Soal larisnya hewan, disampaikan pula oleh Agus Sudartono alias Tono (35), pedagang hewan kurban asal Pati. Dia sudah sejak 7 tahun lalu berjualan di Semarang, tepatnya di kawasan sebelah utara Masjid Agung Jawa Tengah.

“Alhamdulillah. Hari ini (kemarin-red) penjualan meningkat. Sehari ini saja sudah 11 sapi terjual dan  9 kambing laku,” tuturnya sambil memegang cat Pylox siap-siap menyemprotkannya ke bokong seekor sapi yang telah dipesan seorang pembeli.

Toni yang mengaku telah menjual 50 sapi dan 30-an kambing semenjak 7 hari lalu ini mengklaim dirinya berani menjual dengan harga murah. Sapi yang dia jual, berharga antara Rp 6,5 juta sampai Rp 11 juta. Kebanyakan jenis Pegon, dengan berat tubuh antara 3 kwintal sampai 4,5 kwintal.

Seperti biasa terjadi setiap tahun, kata dia, H-3 sampai H-1 adalah masa larisnya hewan kurban. Menurutnya, orang cenderung membeli di saat-saat akhir menjelang hari raya.

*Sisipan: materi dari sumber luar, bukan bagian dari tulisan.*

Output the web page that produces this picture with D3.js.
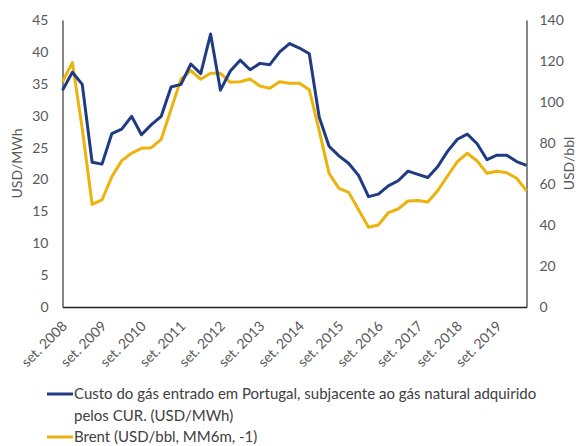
<!DOCTYPE html>
<html>
<head>
<meta charset="utf-8">
<script src="https://cdn.jsdelivr.net/npm/d3@7"></script>
<style>
  body { margin: 0; background: #fff; }
  svg { display: block; font-family: Lato, "Open Sans", sans-serif; }
</style>
</head>
<body>
<script>

// Quarterly categories, set. 2008 .. jun. 2020
const months = ["set.", "dez.", "mar.", "jun."];
const periods = [];
for (let i = 0; i < 48; i++) {
    const year = (i % 4 < 2) ? 2008 + Math.floor(i / 4) : 2009 + Math.floor(i / 4);
    periods.push(months[i % 4] + " " + year);
}

// Custo do gás (USD/MWh), left axis
const gasCost = [34.0, 36.8, 34.9, 22.7, 22.4, 27.2, 27.9, 29.9, 27.0, 28.6, 29.9, 34.5,
                 34.9, 38.1, 36.6, 42.8, 34.0, 37.0, 38.7, 37.2, 38.2, 38.0, 40.0, 41.3,
                 40.6, 39.7, 29.8, 25.2, 23.7, 22.5, 20.6, 17.3, 17.7, 19.0, 19.8, 21.3,
                 20.8, 20.3, 22.0, 24.4, 26.3, 27.1, 25.6, 23.1, 23.8, 23.8, 22.8, 22.2];

// Brent (USD/bbl, MM6m, -1), right axis
const brent = [109.9, 119.2, 87.0, 50.1, 52.2, 63.6, 71.4, 75.0, 77.4, 77.7, 81.8, 96.5,
               111.1, 115.3, 111.1, 114.0, 114.0, 109.6, 109.9, 111.2, 107.8, 106.7, 109.9, 109.1,
               109.1, 106.0, 86.0, 65.2, 57.9, 55.9, 47.3, 38.9, 40.0, 46.0, 47.8, 51.7,
               51.9, 51.2, 56.7, 63.9, 70.9, 75.0, 71.2, 65.2, 66.2, 65.5, 62.8, 56.7];

const leftTicks = [0, 5, 10, 15, 20, 25, 30, 35, 40, 45];
const rightTicks = [0, 20, 40, 60, 80, 100, 120, 140];

const gasLabel = ["Custo do gás entrado em Portugal, subjacente ao gás natural adquirido",
                  "pelos CUR. (USD/MWh)"];
const brentLabel = "Brent (USD/bbl, MM6m, -1)";

const width = 576;
const height = 446;
const marginTop = 20;
const marginBottom = 139;
const marginLeft = 62.5;
const marginRight = 49.5;

const blue = "#1f3b84";
const yellow = "#ebb30c";
const textColor = "#595959";

const x = d3.scalePoint(d3.range(periods.length), [marginLeft, width - marginRight]);
const yLeft = d3.scaleLinear([0, 45], [height - marginBottom, marginTop]);
const yRight = d3.scaleLinear([0, 140], [height - marginBottom, marginTop]);

const svg = d3.create("svg")
    .attr("width", width)
    .attr("height", height)
    .attr("viewBox", [0, 0, width, height]);

// Left axis
svg.append("g")
    .attr("transform", `translate(${marginLeft},0)`)
    .call(d3.axisLeft(yLeft).tickValues(leftTicks).tickSize(0).tickSizeOuter(0).tickPadding(14))
    .call(g => g.select(".domain").attr("stroke", "#444").attr("stroke-width", 1.3))
    .call(g => g.selectAll(".tick text").attr("fill", textColor).attr("font-size", "14px")
        .attr("font-family", "Lato, sans-serif"));

// Right axis
svg.append("g")
    .attr("transform", `translate(${width - marginRight},0)`)
    .call(d3.axisRight(yRight).tickValues(rightTicks).tickSize(0).tickSizeOuter(0).tickPadding(13))
    .call(g => g.select(".domain").attr("stroke", "#444").attr("stroke-width", 1.3))
    .call(g => g.selectAll(".tick text").attr("fill", textColor).attr("font-size", "14px")
        .attr("font-family", "Lato, sans-serif"));

// Bottom axis, labels only every September
svg.append("g")
    .attr("transform", `translate(0,${height - marginBottom})`)
    .call(d3.axisBottom(x).tickValues(d3.range(0, periods.length, 4)).tickSize(0).tickSizeOuter(0)
        .tickFormat(i => periods[i]))
    .call(g => g.select(".domain").attr("stroke", "#222").attr("stroke-width", 1.3))
    .call(g => g.selectAll(".tick text")
        .attr("fill", textColor)
        .attr("font-size", "14px")
        .attr("font-family", "Lato, sans-serif")
        .attr("text-anchor", "end")
        .attr("dy", null)
        .attr("y", 0)
        .attr("transform", "translate(5,20) rotate(-45)"));

// Axis titles
svg.append("text")
    .attr("transform", `translate(22,${(marginTop + height - marginBottom) / 2}) rotate(-90)`)
    .attr("text-anchor", "middle")
    .attr("fill", textColor)
    .attr("font-size", "14px")
    .text("USD/MWh");

svg.append("text")
    .attr("transform", `translate(574,${(marginTop + height - marginBottom) / 2}) rotate(-90)`)
    .attr("text-anchor", "middle")
    .attr("fill", textColor)
    .attr("font-size", "14px")
    .text("USD/bbl");

// Lines
const gasLine = d3.line()
    .x((d, i) => x(i))
    .y(d => yLeft(d));

const brentLine = d3.line()
    .x((d, i) => x(i))
    .y(d => yRight(d));

svg.append("path")
    .attr("fill", "none")
    .attr("stroke", yellow)
    .attr("stroke-width", 3)
    .attr("stroke-linejoin", "round")
    .attr("d", brentLine(brent));

svg.append("path")
    .attr("fill", "none")
    .attr("stroke", blue)
    .attr("stroke-width", 3)
    .attr("stroke-linejoin", "round")
    .attr("d", gasLine(gasCost));

// Legend
const legend = svg.append("g").attr("font-size", "15px").attr("fill", "#404040");

legend.append("line")
    .attr("x1", 47).attr("x2", 73).attr("y1", 394).attr("y2", 394)
    .attr("stroke", blue).attr("stroke-width", 3);
legend.append("text")
    .attr("x", 74).attr("y", 399)
    .text(gasLabel[0]);
legend.append("text")
    .attr("x", 74).attr("y", 421)
    .text(gasLabel[1]);

legend.append("line")
    .attr("x1", 47).attr("x2", 73).attr("y1", 437).attr("y2", 437)
    .attr("stroke", yellow).attr("stroke-width", 3);
legend.append("text")
    .attr("x", 74).attr("y", 442)
    .text(brentLabel);

document.body.appendChild(svg.node());
</script>
</body>
</html>
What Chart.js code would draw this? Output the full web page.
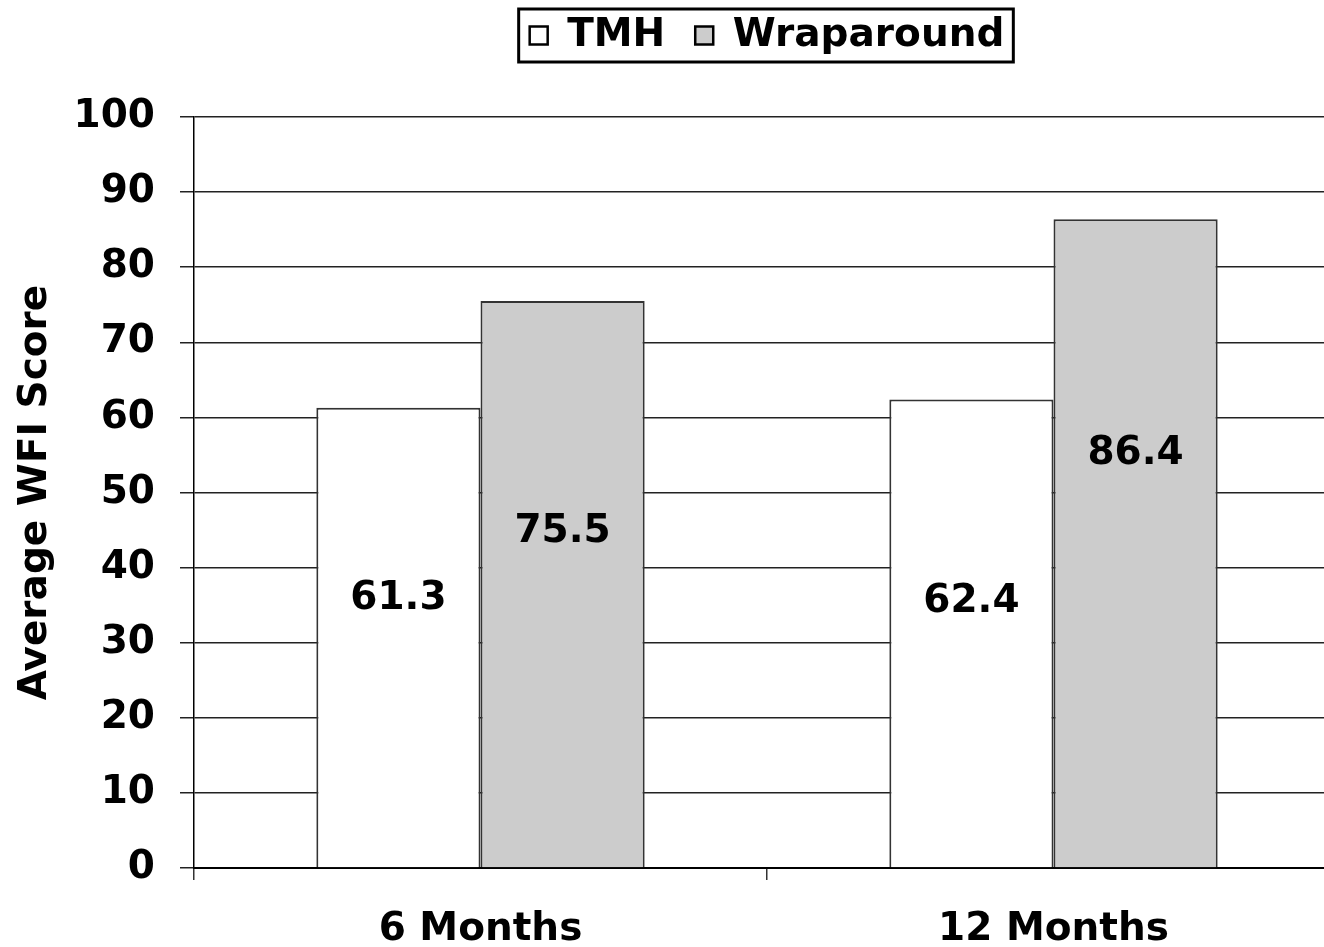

Hal itu dibenarkan Jabbar, seorang pembeli hewan kurban yang datang di tempat Tono berjualan. Alasan yang umum dikemukakan, kata Jabar, orang tidak mau merawat hewan kurban terlalu lama. Sebab memberi makan minum dan menjaga kesehatan hewan, tidak biasa dilakukan oleh orang kota. Apalagi orang kota biasanya tak punya tempat  untuk mencancang (menambatkan) hewan kurban. Maklum rumah sudah mepet dengan tetangga, mana mungkin ada lokasi untuk kandang hewan, meski sementara.

“Kebanyakan orang maupun panitia Idul Adha membeli di hari mendekati Idul Adha. Maklum lah, orang tak mau repot merawat hewan. Wong tak punya tempat untuk menyimpan hewannya. Rumah saja gandeng tetangga, mana mungkin buat kandang,” ujarnya sambil bercanda.

Karena alasan repot itulah, pembeli biasa menitipkan hewannya pada penjual. Dan penjual memberi pelayanan perawatan untuk itu. hewan yang telah dibeli, dengan dicat kulitnya, diantar penjual ke alamat pembeli sehari sebelum atau malam menjelang Idul Adha.